§ **Code that draws figures**
▬▬▬▬▬▬
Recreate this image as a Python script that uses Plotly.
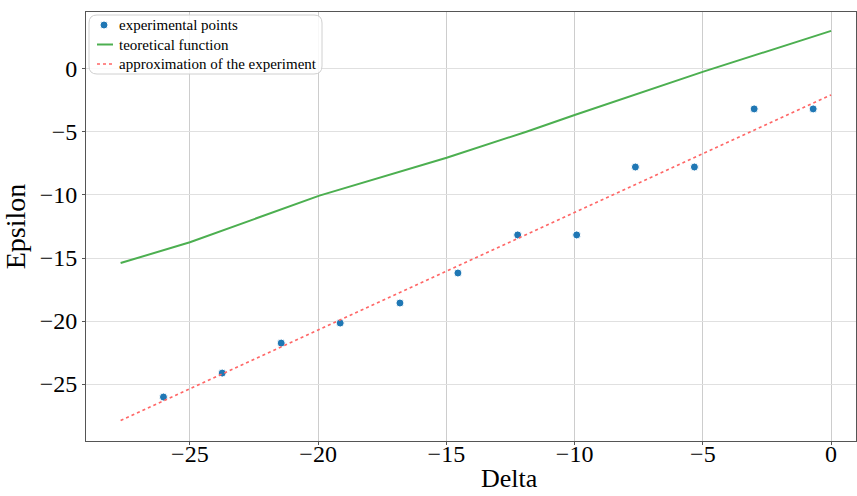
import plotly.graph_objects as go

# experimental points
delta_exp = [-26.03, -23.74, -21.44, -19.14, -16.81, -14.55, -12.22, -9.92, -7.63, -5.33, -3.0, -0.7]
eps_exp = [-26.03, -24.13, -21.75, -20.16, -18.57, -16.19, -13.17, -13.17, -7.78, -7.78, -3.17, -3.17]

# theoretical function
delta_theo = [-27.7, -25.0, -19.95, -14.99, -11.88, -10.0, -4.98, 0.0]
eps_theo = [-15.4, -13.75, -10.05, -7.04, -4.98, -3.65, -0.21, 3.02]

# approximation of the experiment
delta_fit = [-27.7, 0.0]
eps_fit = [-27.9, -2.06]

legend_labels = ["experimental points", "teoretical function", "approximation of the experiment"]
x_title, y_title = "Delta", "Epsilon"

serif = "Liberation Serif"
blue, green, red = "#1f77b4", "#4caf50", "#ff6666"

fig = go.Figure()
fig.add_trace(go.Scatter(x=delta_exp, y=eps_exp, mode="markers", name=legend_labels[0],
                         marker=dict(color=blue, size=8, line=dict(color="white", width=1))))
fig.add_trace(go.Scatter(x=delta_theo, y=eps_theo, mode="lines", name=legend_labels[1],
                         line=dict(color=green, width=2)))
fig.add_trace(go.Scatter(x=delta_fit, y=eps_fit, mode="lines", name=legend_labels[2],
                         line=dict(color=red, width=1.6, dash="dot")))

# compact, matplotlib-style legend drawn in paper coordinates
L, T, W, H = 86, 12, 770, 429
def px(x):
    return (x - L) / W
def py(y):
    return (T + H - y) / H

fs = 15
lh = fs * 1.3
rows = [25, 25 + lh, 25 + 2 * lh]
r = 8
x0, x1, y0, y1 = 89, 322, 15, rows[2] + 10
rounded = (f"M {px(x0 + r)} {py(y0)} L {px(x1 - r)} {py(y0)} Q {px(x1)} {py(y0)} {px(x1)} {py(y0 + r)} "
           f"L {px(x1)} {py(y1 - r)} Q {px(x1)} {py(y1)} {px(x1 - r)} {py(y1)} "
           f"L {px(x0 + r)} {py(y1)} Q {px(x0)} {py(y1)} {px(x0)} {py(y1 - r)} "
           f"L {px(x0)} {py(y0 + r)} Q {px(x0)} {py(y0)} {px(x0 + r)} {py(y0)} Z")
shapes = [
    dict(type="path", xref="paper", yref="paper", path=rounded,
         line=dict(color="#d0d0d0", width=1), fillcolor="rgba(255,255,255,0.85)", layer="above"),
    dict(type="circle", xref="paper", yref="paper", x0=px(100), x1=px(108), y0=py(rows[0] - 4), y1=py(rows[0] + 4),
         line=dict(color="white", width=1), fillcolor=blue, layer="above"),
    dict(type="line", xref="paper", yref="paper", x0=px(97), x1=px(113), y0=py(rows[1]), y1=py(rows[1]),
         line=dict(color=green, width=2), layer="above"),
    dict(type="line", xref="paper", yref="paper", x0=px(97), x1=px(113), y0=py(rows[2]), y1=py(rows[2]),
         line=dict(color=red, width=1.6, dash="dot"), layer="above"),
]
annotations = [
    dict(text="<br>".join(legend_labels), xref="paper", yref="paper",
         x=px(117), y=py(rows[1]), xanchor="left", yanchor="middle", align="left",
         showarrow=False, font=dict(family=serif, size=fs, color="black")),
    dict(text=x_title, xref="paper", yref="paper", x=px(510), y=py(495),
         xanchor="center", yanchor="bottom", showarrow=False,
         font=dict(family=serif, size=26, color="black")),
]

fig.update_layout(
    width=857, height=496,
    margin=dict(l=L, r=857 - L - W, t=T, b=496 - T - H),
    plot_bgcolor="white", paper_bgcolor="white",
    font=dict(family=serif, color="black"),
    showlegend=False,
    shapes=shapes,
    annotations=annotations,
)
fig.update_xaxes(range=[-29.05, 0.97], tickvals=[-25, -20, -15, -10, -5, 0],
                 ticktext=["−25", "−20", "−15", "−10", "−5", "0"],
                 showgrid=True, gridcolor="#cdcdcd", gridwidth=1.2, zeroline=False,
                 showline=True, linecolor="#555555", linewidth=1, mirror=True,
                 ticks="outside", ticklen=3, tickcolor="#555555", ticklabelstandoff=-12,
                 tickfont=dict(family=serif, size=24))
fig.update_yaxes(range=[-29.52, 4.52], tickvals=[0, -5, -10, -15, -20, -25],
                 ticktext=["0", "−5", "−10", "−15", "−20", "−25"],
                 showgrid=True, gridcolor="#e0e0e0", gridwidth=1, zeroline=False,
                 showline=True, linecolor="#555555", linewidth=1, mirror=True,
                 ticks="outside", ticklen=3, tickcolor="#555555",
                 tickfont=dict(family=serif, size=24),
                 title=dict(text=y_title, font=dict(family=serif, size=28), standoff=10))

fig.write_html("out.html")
▬▬▬▬▬▬
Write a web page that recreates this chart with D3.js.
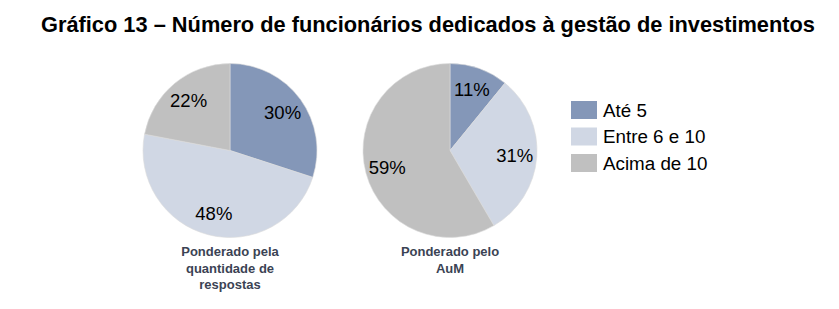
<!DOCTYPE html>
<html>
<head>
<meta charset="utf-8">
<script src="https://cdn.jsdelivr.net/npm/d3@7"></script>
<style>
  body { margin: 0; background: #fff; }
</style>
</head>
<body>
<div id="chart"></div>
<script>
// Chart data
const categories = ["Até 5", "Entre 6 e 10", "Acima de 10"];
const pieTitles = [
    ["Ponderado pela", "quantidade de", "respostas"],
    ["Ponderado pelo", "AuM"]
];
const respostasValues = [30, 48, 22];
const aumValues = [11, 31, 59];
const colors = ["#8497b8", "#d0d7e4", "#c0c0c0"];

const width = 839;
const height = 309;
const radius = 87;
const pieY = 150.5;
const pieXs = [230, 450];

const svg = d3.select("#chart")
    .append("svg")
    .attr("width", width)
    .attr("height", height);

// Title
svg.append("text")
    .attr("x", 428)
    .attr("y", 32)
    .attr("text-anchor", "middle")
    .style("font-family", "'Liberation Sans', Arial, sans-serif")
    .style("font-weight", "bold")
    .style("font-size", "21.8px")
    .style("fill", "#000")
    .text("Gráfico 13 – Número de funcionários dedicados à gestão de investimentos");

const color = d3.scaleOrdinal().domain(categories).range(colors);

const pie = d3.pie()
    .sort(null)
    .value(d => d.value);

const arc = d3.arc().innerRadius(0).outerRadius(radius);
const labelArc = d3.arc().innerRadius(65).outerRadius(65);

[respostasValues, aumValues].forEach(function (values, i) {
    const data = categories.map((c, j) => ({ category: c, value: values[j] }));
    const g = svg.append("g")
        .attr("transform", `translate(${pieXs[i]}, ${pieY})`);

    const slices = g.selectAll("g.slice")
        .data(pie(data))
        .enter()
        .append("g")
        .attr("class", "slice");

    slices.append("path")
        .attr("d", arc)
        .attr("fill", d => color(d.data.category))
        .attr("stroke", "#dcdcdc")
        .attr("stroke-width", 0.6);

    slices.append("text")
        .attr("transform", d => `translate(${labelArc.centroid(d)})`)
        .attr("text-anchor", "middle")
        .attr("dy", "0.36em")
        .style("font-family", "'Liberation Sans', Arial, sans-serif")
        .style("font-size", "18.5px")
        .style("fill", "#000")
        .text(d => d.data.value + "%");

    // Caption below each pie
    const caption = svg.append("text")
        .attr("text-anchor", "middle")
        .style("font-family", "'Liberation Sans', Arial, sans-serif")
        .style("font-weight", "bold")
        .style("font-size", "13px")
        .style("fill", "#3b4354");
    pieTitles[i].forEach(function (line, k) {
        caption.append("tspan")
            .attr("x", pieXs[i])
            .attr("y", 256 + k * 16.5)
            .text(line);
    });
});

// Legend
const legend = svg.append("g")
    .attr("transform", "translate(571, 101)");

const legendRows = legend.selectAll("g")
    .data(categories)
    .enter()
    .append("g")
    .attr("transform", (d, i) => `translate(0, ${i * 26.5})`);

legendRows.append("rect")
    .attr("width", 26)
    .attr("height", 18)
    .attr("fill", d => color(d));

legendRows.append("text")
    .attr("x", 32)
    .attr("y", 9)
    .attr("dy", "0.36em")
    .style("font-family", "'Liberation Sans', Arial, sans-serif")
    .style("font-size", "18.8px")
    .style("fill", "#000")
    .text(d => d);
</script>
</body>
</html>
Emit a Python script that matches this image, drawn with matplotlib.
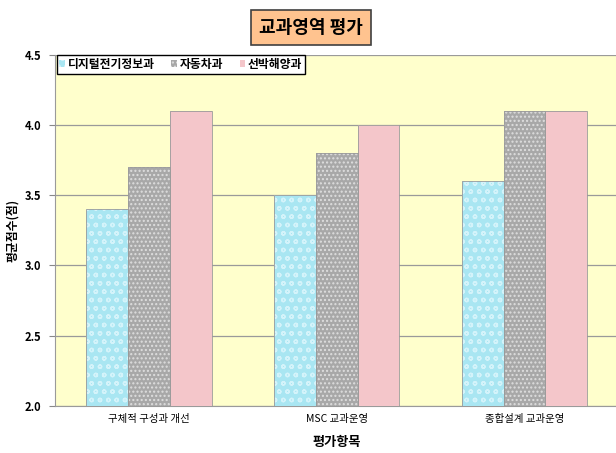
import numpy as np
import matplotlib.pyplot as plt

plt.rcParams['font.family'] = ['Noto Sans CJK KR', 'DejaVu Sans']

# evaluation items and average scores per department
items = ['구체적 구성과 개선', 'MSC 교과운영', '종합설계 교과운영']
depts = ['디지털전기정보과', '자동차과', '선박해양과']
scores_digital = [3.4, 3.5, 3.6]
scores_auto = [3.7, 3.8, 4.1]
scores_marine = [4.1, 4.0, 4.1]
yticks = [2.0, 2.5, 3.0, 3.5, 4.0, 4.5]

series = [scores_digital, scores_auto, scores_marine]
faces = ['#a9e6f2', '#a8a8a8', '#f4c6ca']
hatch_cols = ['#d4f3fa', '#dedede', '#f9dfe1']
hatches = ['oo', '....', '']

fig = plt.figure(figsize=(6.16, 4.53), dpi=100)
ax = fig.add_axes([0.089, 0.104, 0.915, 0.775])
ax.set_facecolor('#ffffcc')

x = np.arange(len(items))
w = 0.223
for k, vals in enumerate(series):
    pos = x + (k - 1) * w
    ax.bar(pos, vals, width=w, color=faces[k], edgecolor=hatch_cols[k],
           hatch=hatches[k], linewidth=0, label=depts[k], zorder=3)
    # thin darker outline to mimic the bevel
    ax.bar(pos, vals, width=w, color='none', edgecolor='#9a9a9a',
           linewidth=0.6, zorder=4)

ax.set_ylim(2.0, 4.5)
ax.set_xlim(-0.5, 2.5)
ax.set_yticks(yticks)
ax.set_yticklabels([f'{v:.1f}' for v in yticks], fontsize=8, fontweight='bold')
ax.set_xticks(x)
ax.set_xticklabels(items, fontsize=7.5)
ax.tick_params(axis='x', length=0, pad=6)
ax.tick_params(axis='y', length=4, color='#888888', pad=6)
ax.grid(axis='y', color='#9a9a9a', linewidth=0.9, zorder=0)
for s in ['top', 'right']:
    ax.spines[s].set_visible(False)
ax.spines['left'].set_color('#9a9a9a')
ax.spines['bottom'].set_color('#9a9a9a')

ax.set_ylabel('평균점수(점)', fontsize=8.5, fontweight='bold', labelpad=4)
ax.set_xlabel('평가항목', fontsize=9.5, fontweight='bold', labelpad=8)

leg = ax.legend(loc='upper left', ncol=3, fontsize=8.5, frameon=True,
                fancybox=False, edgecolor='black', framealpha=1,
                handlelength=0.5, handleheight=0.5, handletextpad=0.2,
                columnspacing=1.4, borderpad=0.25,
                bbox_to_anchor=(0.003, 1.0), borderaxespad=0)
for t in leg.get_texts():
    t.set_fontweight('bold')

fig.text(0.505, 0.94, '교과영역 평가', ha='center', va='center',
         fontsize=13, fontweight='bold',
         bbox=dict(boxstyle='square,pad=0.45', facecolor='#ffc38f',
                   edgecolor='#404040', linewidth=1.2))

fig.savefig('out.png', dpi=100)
▬▬▬▬▬▬
§ **What you have to do**
Word for word, repeat the lines above from the one with "Recreate this image" through the one with "-7.78, -3.17, -3.17]", and nothing beyond them. Omit the pictures.

§ **Solution to the problem**
Recreate this image as a Python script that uses Plotly.
import plotly.graph_objects as go

# experimental points
delta_exp = [-26.03, -23.74, -21.44, -19.14, -16.81, -14.55, -12.22, -9.92, -7.63, -5.33, -3.0, -0.7]
eps_exp = [-26.03, -24.13, -21.75, -20.16, -18.57, -16.19, -13.17, -13.17, -7.78, -7.78, -3.17, -3.17]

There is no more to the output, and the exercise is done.